Picasso comentó que la dejó porque “Estaba loca antes de que enloqueciera de verdad”. Ella, amante fiel, guardó como tesoros

los pequeños objetos que iba construyendo Picasso en épocas de guerra y rodeada de esos objetos concluyó su vida en Menerbes.

El epílogo de la historia se anticipaba ya hacia 1941 cuando Picasso había modelado una cabeza en yeso de Dora, allí el genio del

autor transforma la imagen en una consistencia y la guarda en su estudio hasta que se produce la muerte de un amigo Guillaume

Apollinaire y en ocasión de un recordatorio de esa pérdida, Picasso hizo recubrir la cabeza en bronce y dispuso ubicarla en el

mármol que recuerda al poeta.

La cabeza de Dora Maar, máscara de aflicción y tristeza, provocaba la extrañeza de los visitantes a la plaza hasta que a la muerte

de Dora y conocida su obra, alguien la arrebató del impropio lugar en que había sido colocada.

Si quisiéramos ubicar a Dora Maar en la particularidad de una estructura podríamos pensar en los detalles erotómanos de la

pasión por su amante y hablaríamos quizás de una relación estragante. O mejor aún podríamos situarla en un modelo de las

formas que puede tomar el goce femenino.

Quizás podríamos volver nuestra mirada hacia lo singular de su modo de gozar y nos encontraríamos con un sujeto

que busca sin cansancio restituir su imaginario con los restos deformados de su propia imagen como quien arma un

collage que pudiera reflejarla como la Henrietta que dejó caer cuando se nombró Dora-Maar, singular conjunción

para una mujer que amó demasiado.

Dora, decíamos, no dejó caer su cuerpo como Joyce, sino su nombre propio, aquello que acompaña el amor al uncuerpo

poniéndole el sello de su pertenencia.

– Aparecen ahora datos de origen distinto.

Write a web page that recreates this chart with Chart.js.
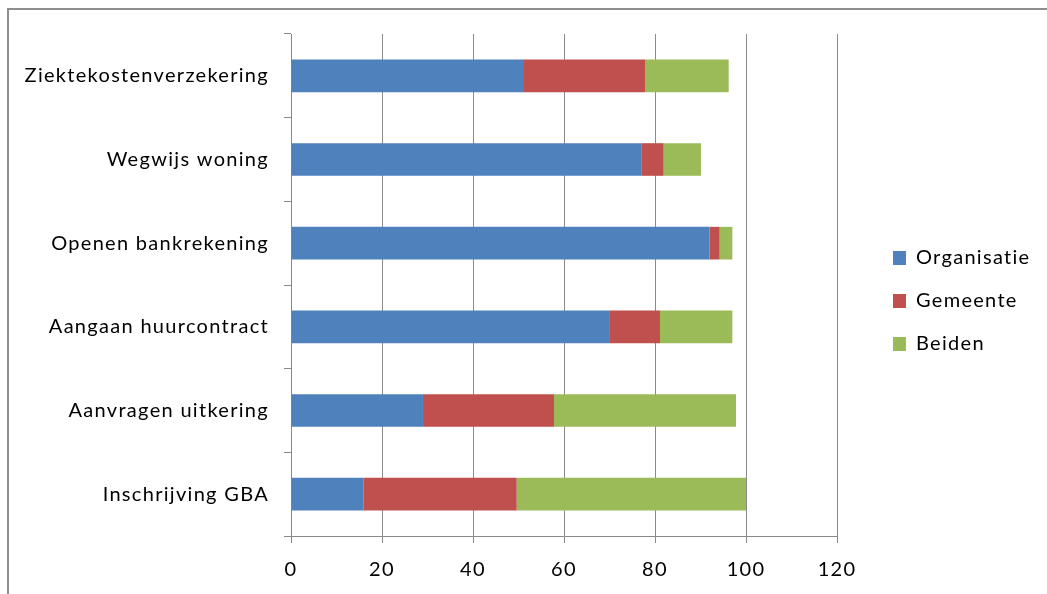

Su necesidad de rescatarlo del naufragio de lo imaginario la condujo a buscar en la afirmación del rasgo singular que contingentemente encontró en ser pintada y eternizada en “ser la

mujer de Picasso”.

Para nombrarse y reconocerse en el mundo entre los otros se inventó ser Dora Maar, pero en la elección de ese

pseudónimo se repetía en una homofonía persistente, un residuo de lalangue, su rasgo singular, Doraamar. Y en la

resonancia de ese nombre reparó lo no-nacido de su arte y continuó pintando esta vez teniendo frente a su mirada el paisaje sereno de Menerbes.